#### [OBJECTIVE]
In the listing that follows, retype every line from the first through the one containing "const noSigA = [8690, 25840, 12490, 2790, 7590];". Pictures are to be left out.
+ + + +
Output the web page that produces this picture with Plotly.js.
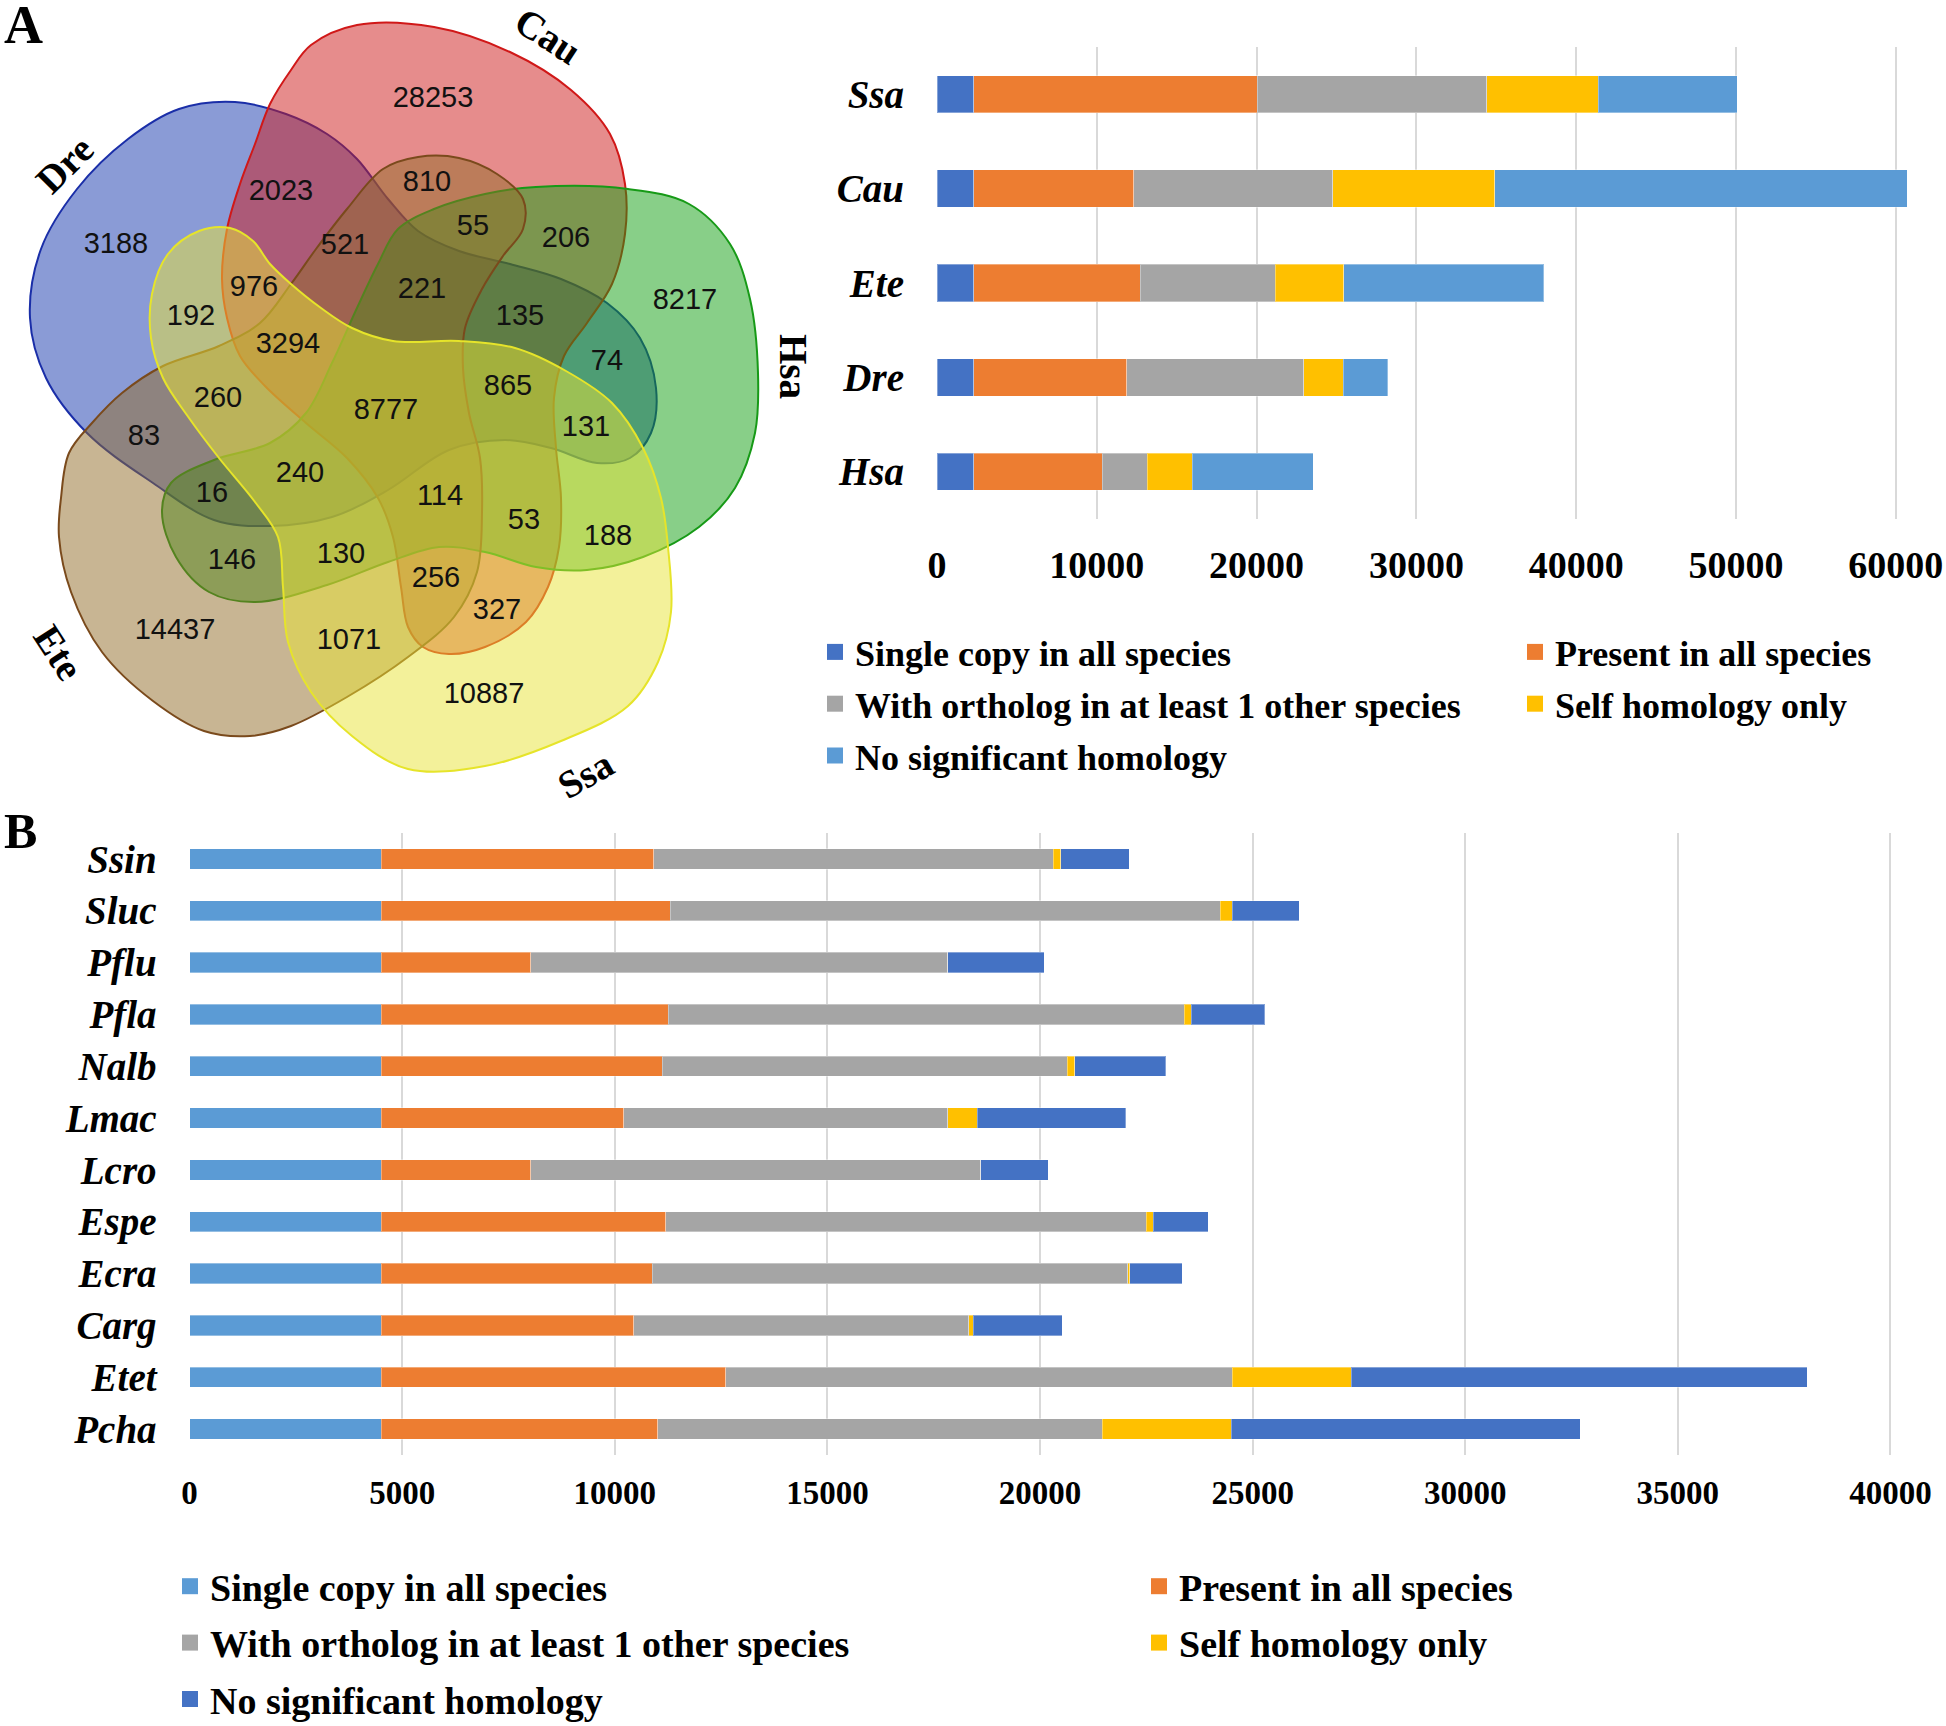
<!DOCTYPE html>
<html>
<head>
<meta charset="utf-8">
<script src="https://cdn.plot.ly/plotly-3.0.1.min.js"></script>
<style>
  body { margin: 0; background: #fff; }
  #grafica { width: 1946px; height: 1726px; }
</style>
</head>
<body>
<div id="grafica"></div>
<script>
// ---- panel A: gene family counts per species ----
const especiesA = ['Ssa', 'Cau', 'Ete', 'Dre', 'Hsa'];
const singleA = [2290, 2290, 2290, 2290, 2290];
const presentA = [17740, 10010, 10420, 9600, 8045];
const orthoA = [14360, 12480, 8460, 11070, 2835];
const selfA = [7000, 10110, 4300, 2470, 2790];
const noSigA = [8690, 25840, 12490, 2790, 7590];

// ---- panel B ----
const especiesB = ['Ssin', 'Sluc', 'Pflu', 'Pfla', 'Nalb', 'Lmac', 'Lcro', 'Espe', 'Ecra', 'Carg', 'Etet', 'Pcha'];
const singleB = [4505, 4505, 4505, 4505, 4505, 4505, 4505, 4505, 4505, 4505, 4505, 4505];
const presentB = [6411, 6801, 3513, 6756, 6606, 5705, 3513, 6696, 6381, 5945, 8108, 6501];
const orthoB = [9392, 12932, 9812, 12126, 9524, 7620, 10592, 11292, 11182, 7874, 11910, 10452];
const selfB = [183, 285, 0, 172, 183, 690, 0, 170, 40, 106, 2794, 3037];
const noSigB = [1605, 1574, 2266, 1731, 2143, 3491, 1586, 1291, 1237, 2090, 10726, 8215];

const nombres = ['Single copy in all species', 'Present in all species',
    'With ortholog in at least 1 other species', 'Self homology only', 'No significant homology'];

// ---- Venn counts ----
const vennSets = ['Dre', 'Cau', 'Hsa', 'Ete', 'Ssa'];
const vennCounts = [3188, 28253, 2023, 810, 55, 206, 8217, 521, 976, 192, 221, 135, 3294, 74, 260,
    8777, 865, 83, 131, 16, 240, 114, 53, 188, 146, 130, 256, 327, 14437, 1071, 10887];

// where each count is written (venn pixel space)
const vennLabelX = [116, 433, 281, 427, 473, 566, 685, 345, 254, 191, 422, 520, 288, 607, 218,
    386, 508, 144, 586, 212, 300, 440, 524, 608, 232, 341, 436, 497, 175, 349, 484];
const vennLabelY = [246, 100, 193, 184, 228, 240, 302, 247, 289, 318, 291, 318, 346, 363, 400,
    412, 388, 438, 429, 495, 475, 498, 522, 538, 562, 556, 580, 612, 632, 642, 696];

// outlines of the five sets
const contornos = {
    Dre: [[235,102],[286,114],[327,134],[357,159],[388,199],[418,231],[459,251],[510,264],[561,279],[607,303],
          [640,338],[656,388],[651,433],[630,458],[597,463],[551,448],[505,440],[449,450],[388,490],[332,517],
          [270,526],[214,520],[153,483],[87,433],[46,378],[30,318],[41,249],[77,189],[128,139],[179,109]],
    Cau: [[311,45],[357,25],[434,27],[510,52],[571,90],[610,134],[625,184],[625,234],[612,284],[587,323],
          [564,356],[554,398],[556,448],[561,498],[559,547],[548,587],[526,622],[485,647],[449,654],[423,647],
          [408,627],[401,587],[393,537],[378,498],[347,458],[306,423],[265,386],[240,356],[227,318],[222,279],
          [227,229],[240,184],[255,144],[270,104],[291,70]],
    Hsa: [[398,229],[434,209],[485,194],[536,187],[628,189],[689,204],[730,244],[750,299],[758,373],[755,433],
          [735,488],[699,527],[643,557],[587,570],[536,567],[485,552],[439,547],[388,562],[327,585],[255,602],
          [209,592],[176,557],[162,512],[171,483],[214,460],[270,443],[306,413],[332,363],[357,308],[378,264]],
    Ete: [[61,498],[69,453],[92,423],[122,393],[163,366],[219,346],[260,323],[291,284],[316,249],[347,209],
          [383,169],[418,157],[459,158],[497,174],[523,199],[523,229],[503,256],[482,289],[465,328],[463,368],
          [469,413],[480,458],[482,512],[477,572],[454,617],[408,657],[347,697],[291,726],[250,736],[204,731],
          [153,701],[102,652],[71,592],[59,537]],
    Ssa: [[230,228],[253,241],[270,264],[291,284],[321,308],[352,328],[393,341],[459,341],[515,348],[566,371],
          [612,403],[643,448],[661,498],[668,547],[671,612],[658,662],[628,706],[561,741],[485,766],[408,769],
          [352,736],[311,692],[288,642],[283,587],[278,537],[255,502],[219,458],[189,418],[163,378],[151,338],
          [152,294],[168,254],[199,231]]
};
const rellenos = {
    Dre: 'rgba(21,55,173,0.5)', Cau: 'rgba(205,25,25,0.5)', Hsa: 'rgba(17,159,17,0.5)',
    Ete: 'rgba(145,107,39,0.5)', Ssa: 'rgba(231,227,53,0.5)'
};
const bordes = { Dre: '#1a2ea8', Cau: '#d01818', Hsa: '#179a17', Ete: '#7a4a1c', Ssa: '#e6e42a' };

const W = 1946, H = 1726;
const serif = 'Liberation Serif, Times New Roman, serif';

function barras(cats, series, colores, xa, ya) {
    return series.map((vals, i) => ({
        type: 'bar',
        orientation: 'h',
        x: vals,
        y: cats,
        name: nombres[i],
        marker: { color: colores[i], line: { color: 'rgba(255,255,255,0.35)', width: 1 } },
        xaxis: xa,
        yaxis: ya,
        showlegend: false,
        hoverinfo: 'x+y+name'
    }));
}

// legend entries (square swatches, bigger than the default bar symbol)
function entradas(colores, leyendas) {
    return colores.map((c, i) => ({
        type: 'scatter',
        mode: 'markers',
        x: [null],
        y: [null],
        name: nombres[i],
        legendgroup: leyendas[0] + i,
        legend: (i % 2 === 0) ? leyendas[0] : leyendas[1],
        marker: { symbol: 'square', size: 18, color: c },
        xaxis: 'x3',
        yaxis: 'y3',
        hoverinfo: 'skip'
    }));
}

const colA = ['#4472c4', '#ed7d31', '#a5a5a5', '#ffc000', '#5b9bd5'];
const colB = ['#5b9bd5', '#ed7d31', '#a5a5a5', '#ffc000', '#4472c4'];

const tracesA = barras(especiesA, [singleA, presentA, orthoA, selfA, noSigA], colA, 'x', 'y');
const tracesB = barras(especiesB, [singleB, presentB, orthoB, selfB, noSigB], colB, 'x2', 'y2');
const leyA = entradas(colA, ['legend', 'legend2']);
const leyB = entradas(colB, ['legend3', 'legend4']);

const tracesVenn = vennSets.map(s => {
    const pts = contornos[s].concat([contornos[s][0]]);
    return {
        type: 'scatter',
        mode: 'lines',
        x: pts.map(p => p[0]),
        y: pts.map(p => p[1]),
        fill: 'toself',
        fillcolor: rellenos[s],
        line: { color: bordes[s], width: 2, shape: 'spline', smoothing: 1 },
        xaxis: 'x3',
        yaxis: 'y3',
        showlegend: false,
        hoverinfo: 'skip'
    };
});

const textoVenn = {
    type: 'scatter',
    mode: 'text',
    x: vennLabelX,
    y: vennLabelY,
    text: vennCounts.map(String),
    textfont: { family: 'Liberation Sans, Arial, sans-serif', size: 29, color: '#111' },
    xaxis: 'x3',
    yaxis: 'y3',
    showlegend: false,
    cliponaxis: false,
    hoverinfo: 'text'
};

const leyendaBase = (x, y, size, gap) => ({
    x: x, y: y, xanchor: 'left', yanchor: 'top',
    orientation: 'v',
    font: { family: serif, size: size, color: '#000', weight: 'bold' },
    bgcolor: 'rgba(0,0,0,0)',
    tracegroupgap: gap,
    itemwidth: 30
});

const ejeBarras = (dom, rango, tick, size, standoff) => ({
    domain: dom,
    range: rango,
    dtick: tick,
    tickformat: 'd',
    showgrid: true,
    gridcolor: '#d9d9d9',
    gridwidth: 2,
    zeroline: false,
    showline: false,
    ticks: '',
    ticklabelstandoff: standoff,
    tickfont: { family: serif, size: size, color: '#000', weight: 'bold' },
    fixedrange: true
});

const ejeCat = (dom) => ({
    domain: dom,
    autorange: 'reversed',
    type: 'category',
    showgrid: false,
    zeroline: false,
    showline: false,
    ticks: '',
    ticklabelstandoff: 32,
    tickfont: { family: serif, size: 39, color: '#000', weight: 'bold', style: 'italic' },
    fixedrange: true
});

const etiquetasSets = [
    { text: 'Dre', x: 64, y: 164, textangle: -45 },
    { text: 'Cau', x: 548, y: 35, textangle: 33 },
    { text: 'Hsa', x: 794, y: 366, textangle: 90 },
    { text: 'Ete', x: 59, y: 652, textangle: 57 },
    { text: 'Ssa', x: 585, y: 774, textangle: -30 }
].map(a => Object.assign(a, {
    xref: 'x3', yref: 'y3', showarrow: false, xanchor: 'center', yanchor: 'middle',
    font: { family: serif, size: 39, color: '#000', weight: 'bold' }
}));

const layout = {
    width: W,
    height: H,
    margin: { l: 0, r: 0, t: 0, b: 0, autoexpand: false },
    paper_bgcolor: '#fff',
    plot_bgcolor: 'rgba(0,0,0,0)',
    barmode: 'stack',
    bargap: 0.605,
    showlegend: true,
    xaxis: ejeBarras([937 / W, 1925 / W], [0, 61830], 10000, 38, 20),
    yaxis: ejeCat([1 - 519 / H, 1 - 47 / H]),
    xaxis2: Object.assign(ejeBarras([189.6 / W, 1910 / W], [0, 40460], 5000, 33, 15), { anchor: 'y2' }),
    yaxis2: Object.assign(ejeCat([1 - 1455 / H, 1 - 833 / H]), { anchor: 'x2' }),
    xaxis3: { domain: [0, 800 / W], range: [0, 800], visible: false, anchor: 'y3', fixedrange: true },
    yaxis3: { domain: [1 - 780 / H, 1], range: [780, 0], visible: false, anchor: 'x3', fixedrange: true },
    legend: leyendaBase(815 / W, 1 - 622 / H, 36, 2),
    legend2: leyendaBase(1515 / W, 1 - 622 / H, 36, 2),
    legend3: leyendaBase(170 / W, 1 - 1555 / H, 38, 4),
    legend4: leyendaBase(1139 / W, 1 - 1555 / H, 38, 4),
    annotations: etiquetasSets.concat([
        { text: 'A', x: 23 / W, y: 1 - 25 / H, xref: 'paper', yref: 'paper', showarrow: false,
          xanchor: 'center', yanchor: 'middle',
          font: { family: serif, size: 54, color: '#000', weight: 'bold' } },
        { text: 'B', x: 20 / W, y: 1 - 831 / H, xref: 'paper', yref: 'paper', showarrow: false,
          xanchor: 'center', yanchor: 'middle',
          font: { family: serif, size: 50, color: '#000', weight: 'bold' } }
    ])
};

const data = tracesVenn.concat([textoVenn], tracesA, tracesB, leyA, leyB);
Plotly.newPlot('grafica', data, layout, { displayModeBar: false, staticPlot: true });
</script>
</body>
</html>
+ + + +
#### [TASK RESPONSE]
Output the web page that produces this picture with Plotly.js.
<!DOCTYPE html>
<html>
<head>
<meta charset="utf-8">
<script src="https://cdn.plot.ly/plotly-3.0.1.min.js"></script>
<style>
  body { margin: 0; background: #fff; }
  #grafica { width: 1946px; height: 1726px; }
</style>
</head>
<body>
<div id="grafica"></div>
<script>
// ---- panel A: gene family counts per species ----
const especiesA = ['Ssa', 'Cau', 'Ete', 'Dre', 'Hsa'];
const singleA = [2290, 2290, 2290, 2290, 2290];
const presentA = [17740, 10010, 10420, 9600, 8045];
const orthoA = [14360, 12480, 8460, 11070, 2835];
const selfA = [7000, 10110, 4300, 2470, 2790];
const noSigA = [8690, 25840, 12490, 2790, 7590];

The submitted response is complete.